From around 2020, town halls will be allowed to levy extra charges on diesel drivers using the UK’s 81 most polluted routes if air quality fails to improve.
However, MPs on the climate change committee have urged the government to bring the ban forward to 2030, as by then they will have an equivalent range and price.
The Paris Agreement, which was first signed in 2015, is an international agreement to control and limit climate change. Pictured: air pollution over Paris in 2019.
Norway’s electric car subsidies
The speedy electrification of Norway’s automotive fleet is attributed mainly to generous state subsidies.
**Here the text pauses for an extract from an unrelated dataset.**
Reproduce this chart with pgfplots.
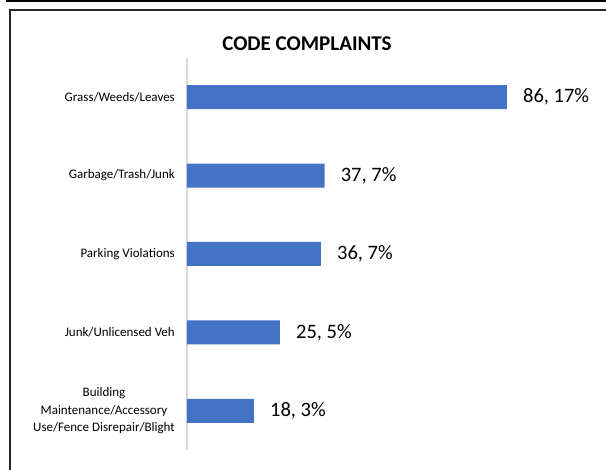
\documentclass[border=0pt]{standalone}
\usepackage{pgfplots}
\pgfplotsset{compat=1.18}
\usepackage{fontspec}
\setmainfont{Carlito}
\definecolor{barblue}{HTML}{4472C4}
\definecolor{axgray}{HTML}{D9D9D9}
\begin{document}
\begin{tikzpicture}
\path (0pt,0pt) rectangle (606pt,470pt);
\begin{axis}[
  at={(187pt,20pt)}, anchor=south west,
  scale only axis, width=409.2pt, height=392pt,
  xbar, bar width=24pt,
  xmin=0, xmax=110,
  ymin=-0.5, ymax=4.5, y dir=reverse,
  axis line style={draw=none},
  xtick=\empty,
  ytick={0,1,2,3,4},
  yticklabels={Grass/Weeds/Leaves, Garbage/Trash/Junk, Parking Violations, Junk/Unlicensed Veh, {Building\\Maintenance/Accessory\\Use/Fence Disrepair/Blight}},
  major tick length=0pt,
  yticklabel style={align=center, font=\fontsize{13}{17.5}\selectfont, inner sep=0pt, anchor=east, xshift=-12pt},
  nodes near coords, point meta=explicit symbolic,
  every node near coord/.append style={font=\fontsize{20.5}{24}\selectfont, anchor=west, inner sep=0pt, xshift=16pt, text=black},
  clip=false,
]
\draw[axgray, line width=1.4pt] (rel axis cs:0,0) -- (rel axis cs:0,1);
\addplot[fill=barblue, draw=none] coordinates {
  (86,0) [86, 17\%]
  (37,1) [37, 7\%]
  (36,2) [36, 7\%]
  (25,3) [25, 5\%]
  (18,4) [18, 3\%]
};
\end{axis}
\node[font=\bfseries\fontsize{21}{25}\selectfont, anchor=base] at (307pt,419pt) {CODE COMPLAINTS};
\draw[black, line width=2pt] (6pt,469pt) -- (606pt,469pt);
\draw[black!85, line width=1.8pt] (10pt,0pt) -- (10pt,460pt) -- (606pt,460pt);
\pgfresetboundingbox
\useasboundingbox (0pt,0pt) rectangle (606pt,470pt);
\end{tikzpicture}
\end{document}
Electric cars are almost entirely exempt from the heavy taxes imposed on petrol and diesel cars, which makes them competitively priced.
A VW Golf with a standard combustion engine costs nearly 334,000 kroner (34,500 euros, $38,600), while its electric cousin the e-Golf costs 326,000 kroner thanks to a lower tax quotient.
Criticisms of inaction on climate change
The Committee on Climate Change (CCC) has said there is a ‘shocking’ lack of Government preparation for the risks to the country from climate change.
The committee assessed 33 areas where the risks of climate change had to be addressed – from flood resilience of properties to impacts on farmland and supply chains – and found no real progress in any of them.
The UK is not prepared for 2°C of warming, the level at which countries have pledged to curb temperature rises, let alone a 4°C rise, which is possible if greenhouse gases are not cut globally, the committee said.
It added that cities need more green spaces to stop the urban ‘heat island’ effect, and to prevent floods by soaking up heavy rainfall.